Duh! Okay now this makes sense. I've not received my batteries yet but I'm guessing they'll have that feature. Okay thanks for clarifying that.


----------



## MrCrabs (Mar 7, 2008)

Maybe try modifying the intake and exhaust pipes to have an extra 90 degree bend like in the attached pic.

It would prevent flames from going up the pipes to get to any gas (in the event of a fan failure)


----------



## Nodd (Jun 6, 2008)

My diagram was perhaps a little over simplified but yes, I've considered adding a large forward facing air scoop to the intake pipe. Also I believe that the low pressure zone that forms behind a vehicle while its in motion will actually help suck air out of the rear exhaust vent. So that should help also if the fan fails.


----------



## e_canuck (May 8, 2008)

Hi. Just a new guy here. But.
I think perhaps the intent is a flame arrester. Like on a carburator to prevent back fires to come out. Or in this case a flame outside the vehicule burning its way in the the battey compartment, where the rest of the hydrogene is.

Take care. DP


----------



## Nodd (Jun 6, 2008)

Hmmm okay. Yeah that was my first impression when I read that requirement. I guess an example of that would be someone chucking a lit cigarette butt out of the car ahead & me driving over it... spark enters the intake vent & BOOM!

Assuming that's what they mean, anyone know how to make a vent flame arrestor or where I can buy one?


----------



## ww321q (Mar 28, 2008)

And what are your concerns about venting hydrogen gas from the batteries threw a electric motor (spark!spark!) J.W.


----------



## e_canuck (May 8, 2008)

Hi. I would have no concern. Computer, server fans are all brushless. No spark. Beside if the fan is actually turning the fuel/air ratio will be to poor to get ignition.

DP

PS If they are not all brushless. Someone please tell me.


----------



## Nodd (Jun 6, 2008)

*grin*

Yeah that's always worried me some hence the brushless DC motor. Should be less of a hazard but still, yeah the idea is a little nuts. I suppose no worse than an electric fuel pump in a gasoline tank.

As this battery box is in the passenger compartment I can't really consider a pressurized system (fan in the intake vent instead of the exhaust). Any leaks in my box & I end up with fumes in the passenger compartment. Not good.

Anyway, anyone know how to add flame barriers to a battery box' vents?


----------



## VDubber (Jun 2, 2008)

MrCrabs said:


> Maybe try modifying the intake and exhaust pipes to have an extra 90 degree bend like in the attached pic.
> 
> It would prevent flames from going up the pipes to get to any gas (in the event of a fan failure)


Hydrogen gas (what comes out of batteries) is much lighter then air - it rises rather quickly. Are you sure it would really help that much?

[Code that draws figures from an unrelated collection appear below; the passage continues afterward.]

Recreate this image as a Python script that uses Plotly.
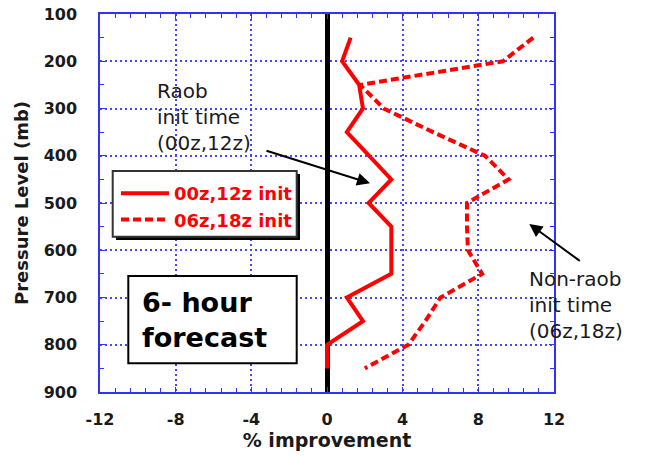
import plotly.graph_objects as go

# ---- data ----
pressure_mb = [150, 200, 250, 300, 350, 400, 450, 500, 550, 600, 650, 700, 750, 800, 850]
raob_init_00z_12z = [1.25, 0.8, 1.7, 1.9, 1.05, 2.25, 3.4, 2.2, 3.4, 3.4, 3.4, 1.05, 1.9, 0.0, 0.0]
nonraob_init_06z_18z = [10.9, 9.3, 1.75, 3.0, 5.6, 8.35, 9.6, 7.4, 7.4, 7.45, 8.2, 6.0, 5.2, 4.3, 2.0]
series_names = ["00z,12z init", "06z,18z init"]
x_ticks = [-12, -8, -4, 0, 4, 8, 12]
y_ticks = [100, 200, 300, 400, 500, 600, 700, 800, 900]

# ---- layout geometry (pixels of the 645x456 page) ----
W, H = 645, 456
L, R, T, B = 100, 554, 14, 392


def px(x):
    return (x - L) / (R - L)


def py(y):
    return (B - y) / (B - T)


BLUE = "rgb(50,50,255)"
FONT = "DejaVu Sans"

fig = go.Figure()
fig.add_trace(go.Scatter(
    x=raob_init_00z_12z, y=pressure_mb, mode="lines", name=series_names[0],
    line=dict(color="#ff0000", width=4)))
fig.add_trace(go.Scatter(
    x=nonraob_init_06z_18z, y=pressure_mb, mode="lines", name=series_names[1],
    line=dict(color="#ff0000", width=4, dash="8px,4px")))

axis_common = dict(
    automargin=False,
    showline=True, linecolor=BLUE, linewidth=1.5, mirror="ticks",
    ticks="inside", ticklen=5, tickcolor=BLUE, tickwidth=1,
    showgrid=True, gridcolor="rgb(70,70,255)", griddash="2px,3px", gridwidth=1.5,
    tickfont=dict(family=FONT, size=16, color="#1a1a1a", weight="bold"),
)

fig.update_xaxes(
    **axis_common,
    range=[-12, 12], tickvals=x_ticks, ticktext=[str(v) for v in x_ticks],
    minor=dict(dtick=0.8, tick0=-12, ticks="inside", ticklen=4, tickcolor=BLUE, showgrid=False),
    zeroline=True, zerolinecolor="black", zerolinewidth=4.5,
    ticklabelstandoff=12,
    title=dict(text="% improvement", standoff=4,
               font=dict(family=FONT, size=19, color="#1a1a1a", weight="bold")),
)
fig.update_yaxes(
    **axis_common,
    range=[900, 100], tickvals=y_ticks, ticktext=[str(v) for v in y_ticks],
    minor=dict(dtick=50, tick0=100, ticks="inside", ticklen=4, tickcolor=BLUE, showgrid=False),
    zeroline=False,
    ticklabelstandoff=18,
    title=dict(text="Pressure Level (mb)", standoff=10,
               font=dict(family=FONT, size=18, color="#1a1a1a", weight="bold")),
)

shapes = [
    # legend shadow and box
    dict(type="rect", xref="paper", yref="paper", layer="above",
         x0=px(116), x1=px(300), y0=py(240), y1=py(174),
         fillcolor="black", line=dict(width=0)),
    dict(type="rect", xref="paper", yref="paper", layer="above",
         x0=px(112.7), x1=px(296.7), y0=py(236.7), y1=py(171),
         fillcolor="white", line=dict(color="#333333", width=2)),
    # forecast box
    dict(type="rect", xref="paper", yref="paper", layer="above",
         x0=px(128.3), x1=px(296.7), y0=py(363.3), y1=py(276),
         fillcolor="white", line=dict(color="black", width=2)),
]

annotations = [
    dict(text="Raob<br>init time<br>(00z,12z)", xref="paper", yref="paper",
         x=px(155), y=py(117), xanchor="left", yanchor="middle", align="left",
         showarrow=False, font=dict(family=FONT, size=20, color="#1a1a1a")),
    dict(text="Non-raob<br>init time<br>(06z,18z)", xref="paper", yref="paper",
         x=px(527), y=py(305), xanchor="left", yanchor="middle", align="left",
         showarrow=False, font=dict(family=FONT, size=20, color="#1a1a1a")),
    dict(text="6- hour<br>forecast", xref="paper", yref="paper",
         x=px(140), y=py(320), xanchor="left", yanchor="middle", align="left",
         showarrow=False, font=dict(family=FONT, size=27, color="black", weight="bold")),
    # arrows
    dict(text="", xref="paper", yref="paper", x=px(370), y=py(183.3),
         ax=-105, ay=-33, showarrow=True, arrowhead=2, arrowsize=1.3,
         arrowwidth=2, arrowcolor="black"),
    dict(text="", xref="paper", yref="paper", x=px(529.3), y=py(224),
         ax=52, ay=38, showarrow=True, arrowhead=2, arrowsize=1.3,
         arrowwidth=2, arrowcolor="black"),
]

fig.update_layout(
    width=W, height=H,
    margin=dict(l=L, r=W - R, t=T, b=H - B, autoexpand=False),
    paper_bgcolor="white", plot_bgcolor="white",
    shapes=shapes, annotations=annotations,
    showlegend=True,
    legend=dict(x=px(116), y=py(175), xanchor="left", yanchor="top",
                bgcolor="rgba(0,0,0,0)", borderwidth=0, tracegroupgap=0,
                font=dict(family=FONT, size=18, color="#ff0000", weight="bold"),
                itemwidth=48),
)

fig.write_html("out.html",
               config={"displayModeBar": False},
               post_script="document.body.style.margin='0';document.body.style.overflow='hidden';")
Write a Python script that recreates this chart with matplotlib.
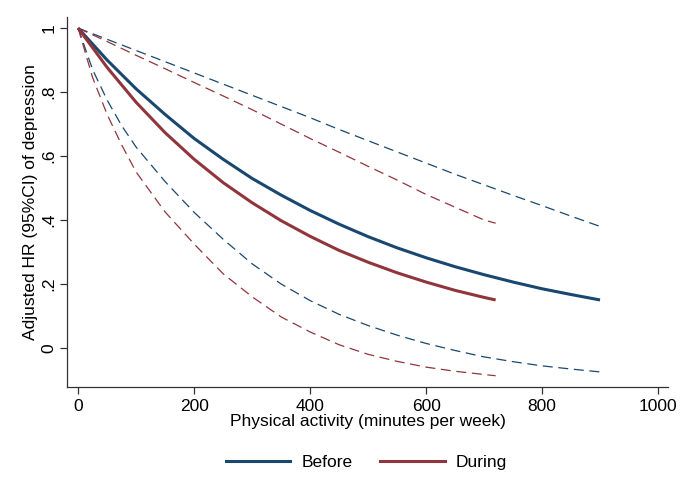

Wouldn't the flame happily travel up the corner?

Perhaps locating the exhaust vent so it goes UP out of the box would be better. Then if the fan dies, it will still flow out of the box. Hydrogen will rise out the exhaust vent, which will create a low pressure and pull in fresh air up the intake vent.

And isn't most of the hydrogen produced during charging, not driving?


----------



## Manntis (May 22, 2008)

Nodd said:


> Hmmm okay. Yeah that was my first impression when I read that requirement. I guess an example of that would be someone chucking a lit cigarette butt out of the car ahead & me driving over it... spark enters the intake vent & BOOM!
> 
> Assuming that's what they mean, anyone know how to make a vent flame arrestor or where I can buy one?


That's not likely what they mean. Intake vents are very rare - normally cabin air is the 'intake' but the hydrogen contaminated air is vented to the outside. 

If, in the interest of bureaucratic silliness, someone interprets Conneticut 14-103b-5 (c) to mean batteries mounted anywhere other than the engine bay (kinda silly when you think about it, since the engine bay is where there's hot air and lots of ignition sources to make the hydrogen go boom compared to trunks or storage bins) this hydrogen venting, if anything, is the explosion hazard - not a cigarette leaping straight up an intake pipe which shouldn't exist in the first place and entering the battery via already existing flame proof barrier vents 

In fact the following line (d) does specify ventilation to maintain hydrogen concentration < 4%, strengthening my suspicion that "battery vents" means the vents on the battery. Otherwise (c) and (d) would be regulating the same thing, in which case they should be one paragraph, not two separate regulations.


----------



## Nodd (Jun 6, 2008)

Okay thanks everyone for the advice. I think I'm going to interpret this regulation as meaning the battery caps, as Manntis originally suggested. If I fail inspection because that's not the case, I'll update this post.


----------



## Nodd (Jun 6, 2008)

VDubber said:


> Perhaps locating the exhaust vent so it goes UP out of the box would be better. Then if the fan dies, it will still flow out of the box. Hydrogen will rise out the exhaust vent, which will create a low pressure and pull in fresh air up the intake vent.


Yes ideally I'd have preferred to have my exhaust vent running up & out but my EV is a convertible with a rag top. Other than building a chimney stack sticking through the fabric roof (sure to leak) I'm not sure what could be done. Only other option I can think of would be to exhaust through the side of the car just below where the rag top begins but that'd mean cutting into a side panel (ugly) & wouldn't really net me all that much vertical advantage.


----------



## adric22 (Jan 17, 2008)

I've never heard of a battery exploding in flames before. When a battery explodes, it is usually just from internal pressure build up. I'd be more worried about getting acid on me than I would be flames.


----------